Bana göre hayır. Peki, o seçilmiş insan nasıl ve ne zaman yönetici olacaktır? Ona bağlı olarak çalışan personelin onu benimsedikleri ona ve bilgisine güvendikleri ve arkasından gidilmeye değer bir insan olduğunu anladıkları zaman.
Evet süreç böyle gelişiyor, böyle ilerliyor..
Neticeten bir anlamda o göreve üstlerce atanan insan çalışanlarca onaylanmadan yönetici olamıyor. Eğer kutu kutudaki varlığı astlarınca onaylanmaz ise, o insan kendisi için belirlenen noktayı şeklen doldurmaya memur edilmiş bir müşavir olarak kalıyor. En azından çalışanlar onu böyle görüyor.
Ne tuhaf değil mi?
Kurumun sahibinin veya vekilinin görevlendirmesinin yeterli olmadığını ve yönetici olabilmek için astların onayının gerekliliğini konuşuyoruz.
Bu yaklaşımın doğru olup olmadığını tespit için etrafınıza bir bakmanız yetecektir. Doğru açıdan bakabilmeniz halinde etrafınızdaki kutu doldurmaya memur müşavirlerle yöneticilerin ayırımını yapmanız hiç de zor olmayacaktır.

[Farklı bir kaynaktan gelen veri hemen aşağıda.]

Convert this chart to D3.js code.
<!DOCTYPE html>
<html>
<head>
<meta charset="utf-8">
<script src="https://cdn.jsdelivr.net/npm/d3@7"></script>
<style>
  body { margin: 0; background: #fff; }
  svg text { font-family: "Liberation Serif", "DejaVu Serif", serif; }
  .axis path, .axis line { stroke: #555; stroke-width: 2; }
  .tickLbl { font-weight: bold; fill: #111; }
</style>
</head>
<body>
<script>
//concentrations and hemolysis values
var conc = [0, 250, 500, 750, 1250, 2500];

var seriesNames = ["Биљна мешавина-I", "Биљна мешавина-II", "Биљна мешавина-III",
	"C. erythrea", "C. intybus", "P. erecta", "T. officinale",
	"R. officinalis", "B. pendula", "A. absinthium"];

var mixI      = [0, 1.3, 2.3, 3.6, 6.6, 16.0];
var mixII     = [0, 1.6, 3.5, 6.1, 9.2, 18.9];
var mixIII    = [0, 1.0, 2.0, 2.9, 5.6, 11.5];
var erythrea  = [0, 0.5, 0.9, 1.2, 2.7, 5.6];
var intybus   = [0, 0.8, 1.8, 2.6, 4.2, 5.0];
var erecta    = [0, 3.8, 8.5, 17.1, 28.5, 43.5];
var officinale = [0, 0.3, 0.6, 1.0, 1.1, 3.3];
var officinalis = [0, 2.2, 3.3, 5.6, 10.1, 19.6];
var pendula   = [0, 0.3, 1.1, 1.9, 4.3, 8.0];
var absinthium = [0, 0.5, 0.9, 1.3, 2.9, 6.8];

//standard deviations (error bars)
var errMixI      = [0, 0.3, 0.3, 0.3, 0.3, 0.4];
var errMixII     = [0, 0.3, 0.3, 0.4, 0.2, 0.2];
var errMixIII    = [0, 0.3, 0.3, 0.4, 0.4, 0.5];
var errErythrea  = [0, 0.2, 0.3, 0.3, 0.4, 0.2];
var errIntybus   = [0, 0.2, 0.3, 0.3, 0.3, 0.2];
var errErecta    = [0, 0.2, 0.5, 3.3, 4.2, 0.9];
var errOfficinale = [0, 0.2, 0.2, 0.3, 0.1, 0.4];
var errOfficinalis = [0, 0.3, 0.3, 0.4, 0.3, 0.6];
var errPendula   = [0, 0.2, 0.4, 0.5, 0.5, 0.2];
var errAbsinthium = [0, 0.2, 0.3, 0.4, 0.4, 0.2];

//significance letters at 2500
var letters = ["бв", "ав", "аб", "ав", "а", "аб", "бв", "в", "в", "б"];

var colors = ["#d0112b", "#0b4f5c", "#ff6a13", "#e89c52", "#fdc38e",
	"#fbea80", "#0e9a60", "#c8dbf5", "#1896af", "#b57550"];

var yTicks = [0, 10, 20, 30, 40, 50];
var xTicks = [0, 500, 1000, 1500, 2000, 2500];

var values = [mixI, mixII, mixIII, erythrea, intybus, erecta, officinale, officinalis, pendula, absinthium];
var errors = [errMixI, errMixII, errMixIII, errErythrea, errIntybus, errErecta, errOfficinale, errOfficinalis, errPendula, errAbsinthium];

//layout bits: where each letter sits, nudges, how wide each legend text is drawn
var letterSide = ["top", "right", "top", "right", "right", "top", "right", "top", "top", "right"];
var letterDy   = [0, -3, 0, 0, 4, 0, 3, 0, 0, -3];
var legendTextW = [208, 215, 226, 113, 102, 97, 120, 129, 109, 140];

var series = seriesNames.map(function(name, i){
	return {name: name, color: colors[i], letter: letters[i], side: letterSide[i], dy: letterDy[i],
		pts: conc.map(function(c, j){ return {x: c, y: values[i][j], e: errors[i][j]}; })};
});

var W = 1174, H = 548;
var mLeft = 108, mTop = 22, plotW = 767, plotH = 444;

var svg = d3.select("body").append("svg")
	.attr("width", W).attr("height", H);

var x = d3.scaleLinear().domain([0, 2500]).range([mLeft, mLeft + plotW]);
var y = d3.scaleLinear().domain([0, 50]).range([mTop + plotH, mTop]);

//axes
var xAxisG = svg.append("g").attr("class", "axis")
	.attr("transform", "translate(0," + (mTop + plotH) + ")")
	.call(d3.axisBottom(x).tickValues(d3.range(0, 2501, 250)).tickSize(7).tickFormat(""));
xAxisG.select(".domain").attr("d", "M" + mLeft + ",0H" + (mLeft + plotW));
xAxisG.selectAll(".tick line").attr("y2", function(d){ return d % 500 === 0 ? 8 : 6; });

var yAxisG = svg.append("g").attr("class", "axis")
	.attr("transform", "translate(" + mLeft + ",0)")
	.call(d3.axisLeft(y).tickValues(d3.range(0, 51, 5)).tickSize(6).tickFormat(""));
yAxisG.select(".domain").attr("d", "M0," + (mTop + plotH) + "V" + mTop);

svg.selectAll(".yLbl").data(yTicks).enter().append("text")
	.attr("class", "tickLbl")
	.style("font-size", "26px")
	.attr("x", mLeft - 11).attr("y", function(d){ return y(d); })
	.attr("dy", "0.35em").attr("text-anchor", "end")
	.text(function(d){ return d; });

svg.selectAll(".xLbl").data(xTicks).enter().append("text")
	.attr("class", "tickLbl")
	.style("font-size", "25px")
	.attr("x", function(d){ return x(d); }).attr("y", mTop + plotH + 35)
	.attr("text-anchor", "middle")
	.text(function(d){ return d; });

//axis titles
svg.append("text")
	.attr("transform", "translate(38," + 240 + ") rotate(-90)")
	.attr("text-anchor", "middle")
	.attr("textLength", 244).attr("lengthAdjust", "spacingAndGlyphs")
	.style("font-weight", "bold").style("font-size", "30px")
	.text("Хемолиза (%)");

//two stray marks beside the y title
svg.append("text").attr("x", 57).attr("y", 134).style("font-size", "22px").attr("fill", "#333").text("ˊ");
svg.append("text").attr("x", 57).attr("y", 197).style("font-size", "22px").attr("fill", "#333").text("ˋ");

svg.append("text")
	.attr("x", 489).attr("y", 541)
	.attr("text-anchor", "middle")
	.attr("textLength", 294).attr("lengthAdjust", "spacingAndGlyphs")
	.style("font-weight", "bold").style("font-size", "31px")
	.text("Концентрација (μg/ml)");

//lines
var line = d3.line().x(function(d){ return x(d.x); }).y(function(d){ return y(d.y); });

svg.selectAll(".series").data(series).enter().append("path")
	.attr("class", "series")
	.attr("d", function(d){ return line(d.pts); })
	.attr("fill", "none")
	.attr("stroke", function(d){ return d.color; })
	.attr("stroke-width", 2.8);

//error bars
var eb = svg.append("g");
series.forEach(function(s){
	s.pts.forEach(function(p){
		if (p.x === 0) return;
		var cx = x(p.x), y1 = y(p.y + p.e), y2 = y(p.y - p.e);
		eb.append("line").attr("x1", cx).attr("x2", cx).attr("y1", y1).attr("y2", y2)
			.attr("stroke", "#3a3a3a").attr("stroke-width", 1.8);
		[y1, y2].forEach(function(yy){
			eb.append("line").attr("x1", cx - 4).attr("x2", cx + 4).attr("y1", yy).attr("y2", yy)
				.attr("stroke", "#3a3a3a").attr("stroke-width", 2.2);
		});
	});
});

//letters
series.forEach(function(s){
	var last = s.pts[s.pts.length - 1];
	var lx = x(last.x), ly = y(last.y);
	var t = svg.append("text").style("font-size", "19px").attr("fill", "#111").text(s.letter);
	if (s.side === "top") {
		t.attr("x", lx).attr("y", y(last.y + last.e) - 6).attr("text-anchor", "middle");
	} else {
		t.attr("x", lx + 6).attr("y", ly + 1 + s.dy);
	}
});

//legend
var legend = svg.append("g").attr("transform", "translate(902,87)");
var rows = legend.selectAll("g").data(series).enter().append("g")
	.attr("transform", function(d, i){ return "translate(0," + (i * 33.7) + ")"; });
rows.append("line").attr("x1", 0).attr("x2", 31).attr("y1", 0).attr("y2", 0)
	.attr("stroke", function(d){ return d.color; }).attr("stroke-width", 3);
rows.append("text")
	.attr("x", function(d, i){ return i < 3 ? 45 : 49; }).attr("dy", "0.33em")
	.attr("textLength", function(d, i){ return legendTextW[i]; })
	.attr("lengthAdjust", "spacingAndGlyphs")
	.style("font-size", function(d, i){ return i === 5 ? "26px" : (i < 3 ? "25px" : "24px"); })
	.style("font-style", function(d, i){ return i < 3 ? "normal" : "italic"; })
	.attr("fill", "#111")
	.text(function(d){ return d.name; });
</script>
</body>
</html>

Üzücü ama unvanı ne olursa olsun organizasyon kutuları içerisinde bu müşavirlerin varlığını hissetmeniz ve onları bu kutular içerisinde “ var gibi yok ” formatında sakin sakin otururken görmeniz mümkün.

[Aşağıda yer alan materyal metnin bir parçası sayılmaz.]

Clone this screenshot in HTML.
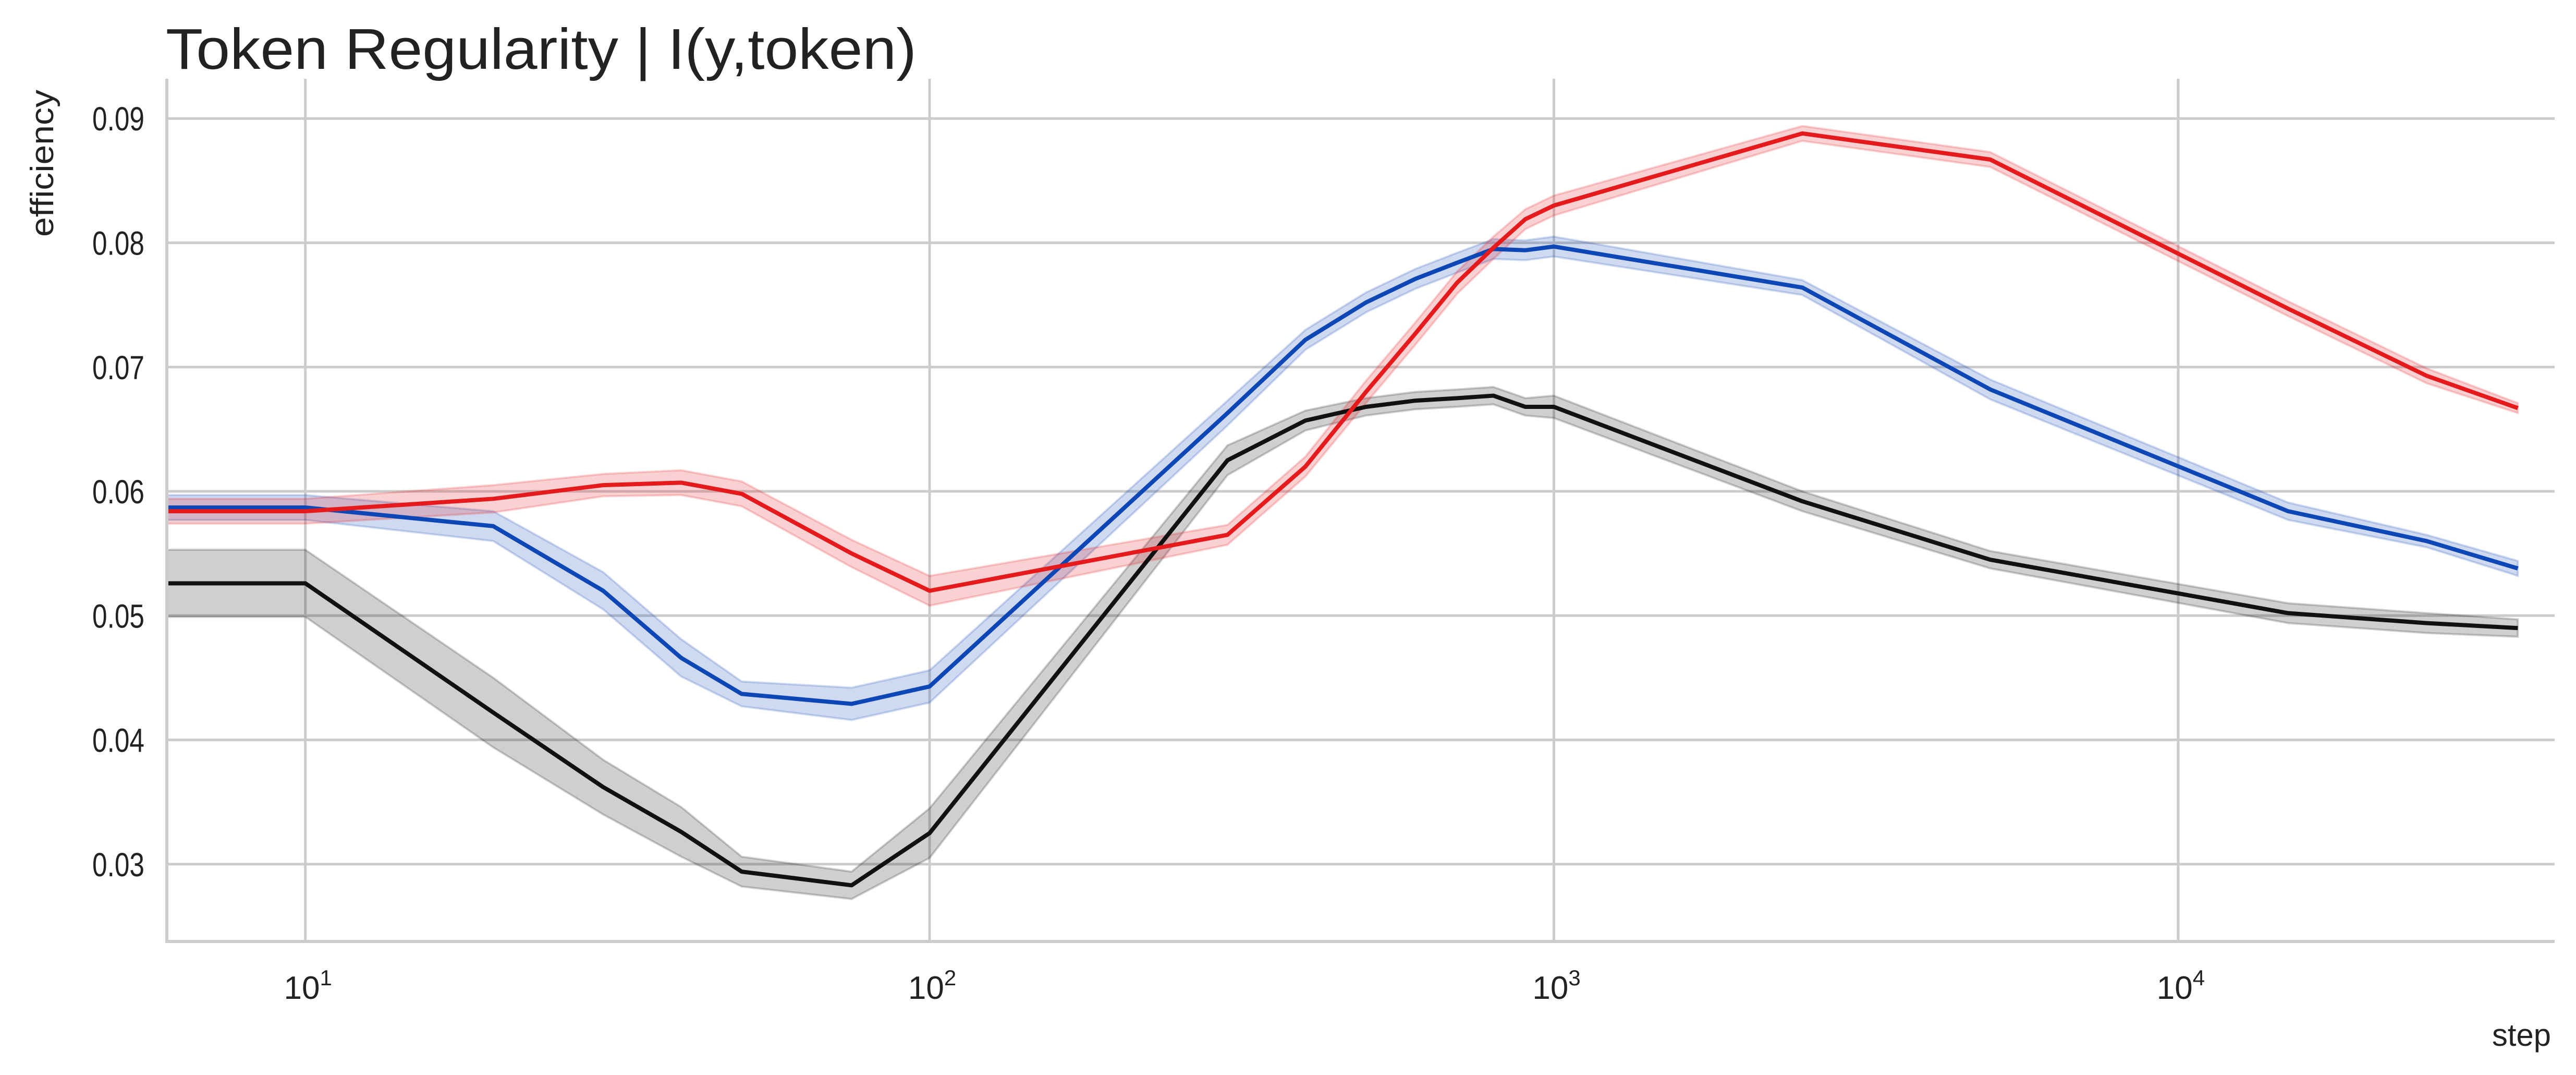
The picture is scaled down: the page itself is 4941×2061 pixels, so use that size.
<!DOCTYPE html>
<html><head><meta charset="utf-8"><style>
html,body{margin:0;padding:0;background:#fff;}
svg{display:block;font-family:"Liberation Sans",sans-serif;}
</style></head><body>
<svg id="chart" width="4941" height="2061" viewBox="0 0 4941 2061" xmlns="http://www.w3.org/2000/svg">
<text x="318" y="132" font-size="110" textLength="1440" lengthAdjust="spacingAndGlyphs" fill="#222">Token Regularity | I(y,token)</text>
<text transform="translate(102,172) rotate(-90)" text-anchor="end" font-size="62" textLength="282" lengthAdjust="spacingAndGlyphs" fill="#222">efficiency</text>
<text x="4893" y="2005" text-anchor="end" font-size="60" textLength="113" lengthAdjust="spacingAndGlyphs" fill="#222">step</text>
<g id="grid"></g><g id="bands"></g><g id="lines"></g><g id="axes"></g>
</svg>
<script>
const steps=[6,10,20,30,40,50,75,100,300,400,500,600,700,800,900,1000,2500,5000,15000,25000,35000];
const redVals=[0.0584,0.0584,0.0594,0.0605,0.0607,0.0598,0.0550,0.0520,0.0565,0.0620,0.0680,0.0727,0.0768,0.0796,0.0819,0.0830,0.0888,0.0867,0.0747,0.0693,0.0667];
const redCi=[0.0010,0.0010,0.0011,0.0009,0.0010,0.0010,0.0011,0.0012,0.0008,0.0008,0.0009,0.0009,0.0009,0.0009,0.0008,0.0008,0.0006,0.0006,0.0006,0.0006,0.0004];
const blueVals=[0.0587,0.0587,0.0572,0.0520,0.0466,0.0437,0.0429,0.0443,0.0663,0.0722,0.0752,0.0771,0.0784,0.0795,0.0794,0.0797,0.0764,0.0682,0.0584,0.0560,0.0538];
const blueCi=[0.0010,0.0010,0.0012,0.0015,0.0015,0.0010,0.0013,0.0013,0.0010,0.0008,0.0008,0.0008,0.0008,0.0008,0.0008,0.0008,0.0006,0.0008,0.0007,0.0005,0.0006];
const blackVals=[0.0526,0.0526,0.0422,0.0362,0.0326,0.0294,0.0283,0.0325,0.0625,0.0657,0.0668,0.0673,0.0675,0.0677,0.0668,0.0668,0.0592,0.0545,0.0502,0.0494,0.0490];
const blackCi=[0.0027,0.0027,0.0028,0.0022,0.0020,0.0012,0.0011,0.0020,0.0012,0.0008,0.0007,0.0007,0.0007,0.0007,0.0007,0.0009,0.0008,0.0007,0.0008,0.0008,0.0007];
const yTicks=[0.03,0.04,0.05,0.06,0.07,0.08,0.09];
const yTickLabels=["0.03","0.04","0.05","0.06","0.07","0.08","0.09"];
const xTickExps=[1,2,3,4];

const L=320,R=4900,T=151,B=1805;
const lx0=Math.log10(6),lx1=4.603;
function X(v){return L+(Math.log10(v)-lx0)/(lx1-lx0)*(R-L);}
const y0=0.02378,y1=0.0932;
function Y(v){return B-(v-y0)/(y1-y0)*(B-T);}
const NS="http://www.w3.org/2000/svg";
function mk(tag,attrs,parent){const e=document.createElementNS(NS,tag);for(const k in attrs)e.setAttribute(k,attrs[k]);parent.appendChild(e);return e;}
const grid=document.getElementById('grid'),bands=document.getElementById('bands'),lines=document.getElementById('lines'),axes=document.getElementById('axes');
yTicks.forEach((t,i)=>{
  const g=mk('line',{x1:L,x2:R,y1:Y(t),y2:Y(t),stroke:'#cccccc','stroke-width':5},grid);
  
  
  const tx=mk('text',{x:277,y:Y(t)+23,'text-anchor':'end','font-size':64,textLength:100,lengthAdjust:'spacingAndGlyphs',fill:'#222'},axes);
  tx.textContent=yTickLabels[i];
  
  
});
xTickExps.forEach(e=>{
  const x=X(Math.pow(10,e));
  const g=mk('line',{x1:x,x2:x,y1:T,y2:B,stroke:'#cccccc','stroke-width':5},grid);
  
  
  const tx=mk('text',{x:x+5,y:1915,'text-anchor':'middle','font-size':62,fill:'#222'},axes);
  tx.innerHTML='10<tspan dy="-26" font-size="42">'+e+'</tspan>';
  
  
});
const sl=mk('line',{x1:L,x2:L,y1:T,y2:B+3,stroke:'#cccccc','stroke-width':6},axes);


const sb=mk('line',{x1:L-3,x2:R,y1:B,y2:B,stroke:'#cccccc','stroke-width':6},axes);



function series(vals,ci,color,name){
  let up=steps.map((s,i)=>X(s)+','+Y(vals[i]+ci[i]));
  let lo=steps.map((s,i)=>X(s)+','+Y(vals[i]-ci[i])).reverse();
  const b=mk('polygon',{points:up.concat(lo).join(' '),fill:color,'fill-opacity':0.2,stroke:color,'stroke-opacity':0.2,'stroke-width':4},bands);
  
  
  const l=mk('polyline',{points:steps.map((s,i)=>X(s)+','+Y(vals[i])).join(' '),fill:'none',stroke:color,'stroke-width':8,'stroke-linejoin':'round'},lines);
  
  
}
series(blackVals,blackCi,'#111111','black-series');
series(blueVals,blueCi,'#0d47b6','blue-series');
series(redVals,redCi,'#e41a1c','red-series');
</script>
</body></html>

Grubu takım yapmak kolay iş değil. Önce atanacaksınız. Sonra altınızda çalışan grup sizde ışık görecek, doğrunun peşinde koşup onu yakalamak için çalışan ve kendisini sürekli geliştirerek yenileyen insanlarla çalışmayı tercih eden bir kişi olduğunuza inanacak. İşte bu inancın oluşmasını takiben grup takım zihniyeti ile çalışmaya başlayacak ve işte o zaman kendinizi takım kaptanı olarak görmeniz mümkün olacak. Takım kaptanlığı, nasıl bir unvandır diye soracak olursanız. Ulaşılması hayli zor olan büyük bir unvandır. Bana göre Yönetim Kurulu Başkanlığından da, Genel Müdürlükten de, diğerlerinden de büyük ve saygın bir unvan.

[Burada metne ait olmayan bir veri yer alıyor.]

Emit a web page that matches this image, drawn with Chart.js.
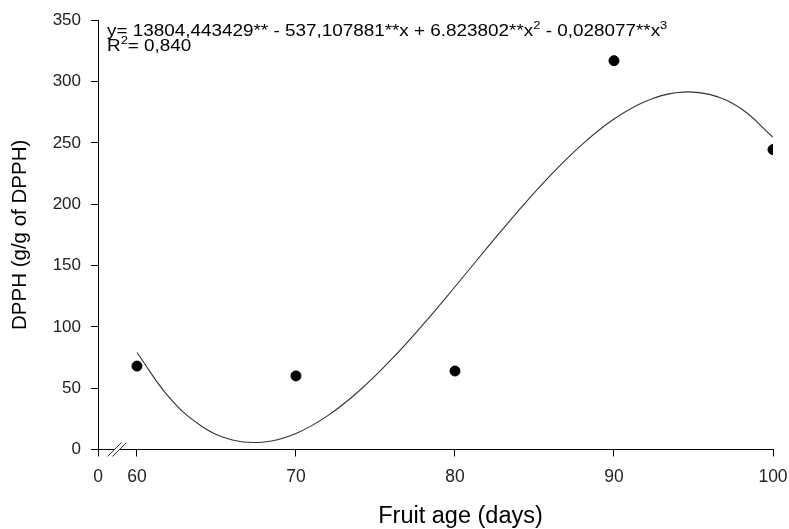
<!doctype html>
<html lang="en">
<head>
    <meta charset="UTF-8">
    <title>DPPH vs fruit age</title>
    <script src="https://cdn.jsdelivr.net/npm/chart.js"></script>
    <style>
        html, body { margin: 0; padding: 0; background: #fff; }
    </style>
</head>
<body>
<canvas id="dpphChart" width="789" height="529"></canvas>

<script>
    // observed means
    const fruitAge = [60, 70, 80, 90, 100];
    const dpph = [68, 60, 64, 317, 244.5];

    // fitted cubic
    const fitAge = [60, 62, 64, 66, 68, 70, 72, 74, 76, 78, 80, 82, 84, 86, 88, 90, 92, 94, 96, 98, 100];
    const fitDpph = [79.1, 42.9, 19.6, 7.8, 6.1, 13.1, 27.6, 48.1, 73.4, 102.0, 132.7, 164.1, 194.8, 223.5, 248.8, 269.4, 283.9, 291.1, 289.5, 277.8, 254.6];

    // axis: broken between 0 and 60
    const xTickValues = [57.55, 60, 70, 80, 90, 100];
    const xTickLabels = ['0', '60', '70', '80', '90', '100'];

    // equation text, [text, superscript]
    const eqLine1 = [['y= 13804,443429** - 537,107881**x + 6.823802**x', false], ['2', true], [' - 0,028077**x', false], ['3', true]];
    const eqLine2 = [['R', false], ['2', true], ['= 0,840', false]];
    const xTitle = 'Fruit age (days)';

    const FONT = "'Liberation Sans', Arial, sans-serif";
    const INK = '#222';

    // equation in the top-left corner of the plot, x title under the axis
    const extraText = {
        id: 'extraText',
        afterDraw(chart) {
            const ctx = chart.ctx;
            const area = chart.chartArea;
            const drawLine = (parts, x, y) => {
                parts.forEach(([txt, sup]) => {
                    ctx.font = (sup ? '11px ' : '16px ') + FONT;
                    ctx.fillText(txt, x, sup ? y - 7 : y);
                    x += ctx.measureText(txt).width;
                });
            };
            ctx.save();
            ctx.fillStyle = '#000';
            ctx.textBaseline = 'alphabetic';
            // the original lettering is stretched sideways
            ctx.translate(area.left + 9, 0);
            ctx.scale(1.18, 1);
            drawLine(eqLine1, 0, area.top + 15.8);
            drawLine(eqLine2, 0, area.top + 30.8);
            ctx.restore();

            ctx.save();
            ctx.fillStyle = '#000';
            ctx.font = '23.5px ' + FONT;
            ctx.textAlign = 'center';
            ctx.fillText(xTitle, (area.left + area.right) / 2 + 25, chart.height - 6);
            ctx.restore();
        }
    };

    // the // break mark on the x axis
    const axisBreak = {
        id: 'axisBreak',
        afterDraw(chart) {
            const ctx = chart.ctx;
            const xs = chart.scales.x;
            const y0 = chart.chartArea.bottom;
            const cx = (xs.getPixelForValue(xTickValues[0]) + xs.getPixelForValue(xTickValues[1])) / 2 - 0.5;
            ctx.save();
            ctx.fillStyle = '#fff';
            ctx.fillRect(cx - 2, y0 - 2, 4, 4);
            ctx.strokeStyle = '#333';
            ctx.lineWidth = 1;
            [-2.5, 2.5].forEach(d => {
                ctx.beginPath();
                ctx.moveTo(cx + d - 7, y0 + 7);
                ctx.lineTo(cx + d + 7, y0 - 7);
                ctx.stroke();
            });
            ctx.restore();
        }
    };

    const ctx = document.getElementById('dpphChart').getContext('2d');
    new Chart(ctx, {
        type: 'scatter',
        data: {
            datasets: [{
                type: 'line',
                data: fitAge.map((a, i) => ({x: a, y: fitDpph[i]})),
                borderColor: '#333',
                borderWidth: 1.1,
                pointRadius: 0,
                tension: 0.4,
                fill: false
            }, {
                data: fruitAge.map((a, i) => ({x: a, y: dpph[i]})),
                backgroundColor: '#000',
                borderColor: '#000',
                pointRadius: 5,
                pointHoverRadius: 5
            }]
        },
        options: {
            responsive: false,
            animation: false,
            devicePixelRatio: 1,
            layout: {padding: {left: 0, right: 16, top: 17.5, bottom: 0}},
            plugins: {legend: {display: false}, tooltip: {enabled: false}},
            scales: {
                x: {
                    type: 'linear',
                    min: xTickValues[0],
                    max: 100,
                    afterBuildTicks: s => { s.ticks = xTickValues.map(v => ({value: v})); },
                    afterFit: s => { s.height = 79.5; s.paddingLeft = 0; s.paddingRight = 0; },
                    border: {color: '#000', width: 1},
                    grid: {drawOnChartArea: false, drawTicks: true, tickLength: 7, color: '#000'},
                    ticks: {
                        autoSkip: false, maxRotation: 0, padding: 10, color: INK,
                        font: {family: FONT, size: 17.5},
                        callback: (v, i) => xTickLabels[i]
                    }
                },
                y: {
                    min: 0,
                    max: 350,
                    afterFit: s => { s.width = 98; },
                    border: {color: '#000', width: 1},
                    grid: {drawOnChartArea: false, drawTicks: true, tickLength: 7, color: '#000'},
                    ticks: {stepSize: 50, padding: 10, color: INK, font: {family: FONT, size: 17}},
                    title: {
                        display: true, text: 'DPPH (g/g of DPPH)', color: '#000',
                        font: {family: FONT, size: 20.5}, padding: {top: 8.5, bottom: 0}
                    }
                }
            }
        },
        plugins: [extraText, axisBreak]
    });
</script>
</body>
</html>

Çalışanlarının takım ruhuna sahip olduğu bir kuruluşun başarısız olduğunu hiç gördünüz mü? Tepe yöneticilerin günlük işlerden arınıp grubu takım yapma çalışmalarına eğilmesi sonucunda alınacak olan sonuç kuruluş açısından mutlak başarılı olacaktır.
Yıldızlar göründüğü kadar uzak değil. Yeter ki onlara uzanma ve tutma azminde olun. Hatta daha yükseğe uzanmayı hedefleyin.